Records from a dataset
[start]
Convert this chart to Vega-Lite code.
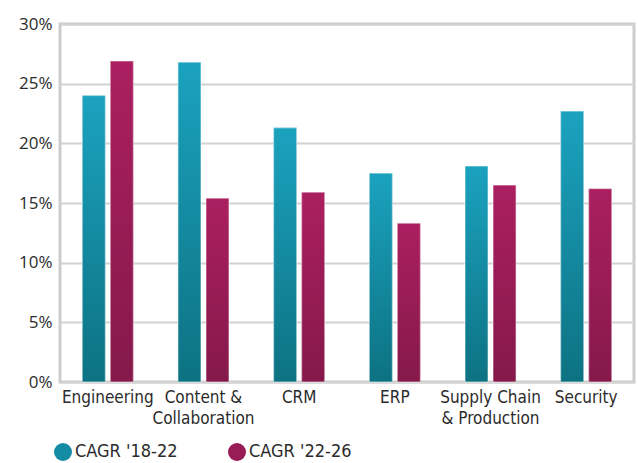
{
  "$schema": "https://vega.github.io/schema/vega-lite/v6.json",
  "autosize": "none",
  "width": 574,
  "height": 358,
  "padding": {"left": 60, "top": 24, "right": 4, "bottom": 81},
  "background": "white",
  "data": {
    "values": [
      {"category": "Engineering", "series": "CAGR '18-22", "value": 0.240},
      {"category": "Engineering", "series": "CAGR '22-26", "value": 0.269},
      {"category": "Content & Collaboration", "series": "CAGR '18-22", "value": 0.268},
      {"category": "Content & Collaboration", "series": "CAGR '22-26", "value": 0.154},
      {"category": "CRM", "series": "CAGR '18-22", "value": 0.213},
      {"category": "CRM", "series": "CAGR '22-26", "value": 0.159},
      {"category": "ERP", "series": "CAGR '18-22", "value": 0.175},
      {"category": "ERP", "series": "CAGR '22-26", "value": 0.133},
      {"category": "Supply Chain & Production", "series": "CAGR '18-22", "value": 0.181},
      {"category": "Supply Chain & Production", "series": "CAGR '22-26", "value": 0.165},
      {"category": "Security", "series": "CAGR '18-22", "value": 0.227},
      {"category": "Security", "series": "CAGR '22-26", "value": 0.162}
    ]
  },
  "encoding": {
    "x": {
      "field": "category",
      "type": "nominal",
      "sort": null,
      "scale": {"paddingInner": 0.467, "paddingOuter": 0.233},
      "axis": {
        "title": null,
        "labelAngle": 0,
        "ticks": false,
        "domain": false,
        "labelFont": "DejaVu Sans Condensed",
        "labelFontSize": 17,
        "labelColor": "#2b2b2b",
        "labelPadding": 7,
        "labelLineHeight": 21,
        "labelBaseline": "top",
        "labelLimit": 200,
        "labelExpr": "datum.value == 'Content & Collaboration' ? ['Content &', 'Collaboration'] : datum.value == 'Supply Chain & Production' ? ['Supply Chain', '& Production'] : datum.value"
      }
    },
    "xOffset": {
      "field": "series",
      "type": "nominal",
      "scale": {"paddingInner": 0.18}
    },
    "y": {
      "field": "value",
      "type": "quantitative",
      "scale": {"domain": [0, 0.3]},
      "axis": {
        "title": null,
        "format": ".0%",
        "values": [0, 0.05, 0.1, 0.15, 0.2, 0.25, 0.3],
        "ticks": false,
        "domain": false,
        "labelFont": "Open Sans",
        "labelFontSize": 17,
        "labelColor": "#2b2b2b",
        "labelPadding": 8,
        "gridColor": "#d2d2d2",
        "gridWidth": 2,
        "gridOpacity": 1
      }
    }
  },
  "layer": [
    {
      "mark": {"type": "bar"},
      "encoding": {
        "color": {
          "field": "series",
          "type": "nominal",
          "scale": {"domain": ["CAGR '18-22", "CAGR '22-26"], "range": ["#158ca5", "#981c55"]},
          "legend": {
            "title": null,
            "orient": "none",
            "legendX": -6,
            "legendY": 419,
            "direction": "horizontal",
            "columns": 2,
            "columnPadding": 50,
            "symbolType": "circle",
            "symbolSize": 324,
            "symbolStrokeWidth": 0,
            "labelFont": "DejaVu Sans Condensed",
            "labelFontSize": 18,
            "labelColor": "#2b2b2b",
            "labelOffset": 3,
            "encode": {
              "symbols": {
                "update": {
                  "fill": {"signal": "datum.value == \"CAGR '18-22\" ? {gradient: 'linear', x1: 0, y1: 0, x2: 1, y2: 0, stops: [{offset: 0, color: '#1ba8c4'}, {offset: 1, color: '#0d7282'}]} : {gradient: 'linear', x1: 0, y1: 0, x2: 1, y2: 0, stops: [{offset: 0, color: '#b0205f'}, {offset: 1, color: '#85194a'}]}"}
                }
              }
            }
          }
        }
      }
    },
    {
      "mark": {"type": "bar", "stroke": "white", "strokeOpacity": 0.55, "strokeWidth": 1},
      "encoding": {
        "fill": {
          "condition": {
            "test": "datum.series == \"CAGR '18-22\"",
            "value": {"gradient": "linear", "x1": 0, "y1": 0, "x2": 0, "y2": 1, "stops": [{"offset": 0, "color": "#1ba2bf"}, {"offset": 1, "color": "#0d7282"}]}
          },
          "value": {"gradient": "linear", "x1": 0, "y1": 0, "x2": 0, "y2": 1, "stops": [{"offset": 0, "color": "#ab1f60"}, {"offset": 1, "color": "#85194a"}]}
        }
      }
    }
  ],
  "config": {
    "view": {"stroke": "#cccccc", "strokeWidth": 3},
    "axis": {"gridCap": "butt"}
  }
}
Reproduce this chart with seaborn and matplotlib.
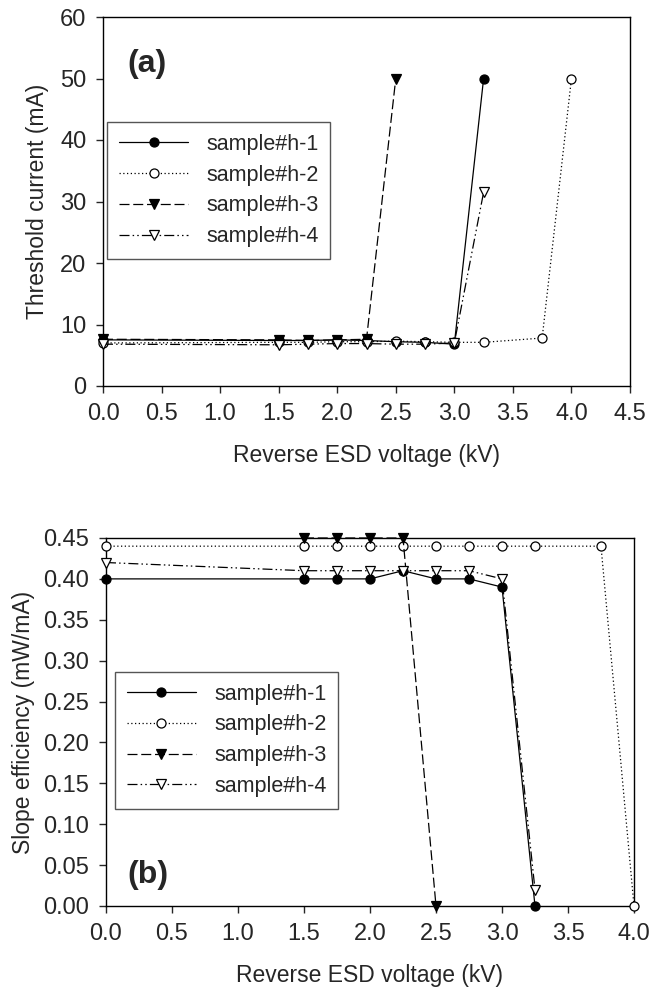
[end]
#### [Problem description]
In the listing above, find the lines holding the word "chart" and copy them.

#### [Complete output]
Convert this chart to Vega-Lite code.
Reproduce this chart with seaborn and matplotlib.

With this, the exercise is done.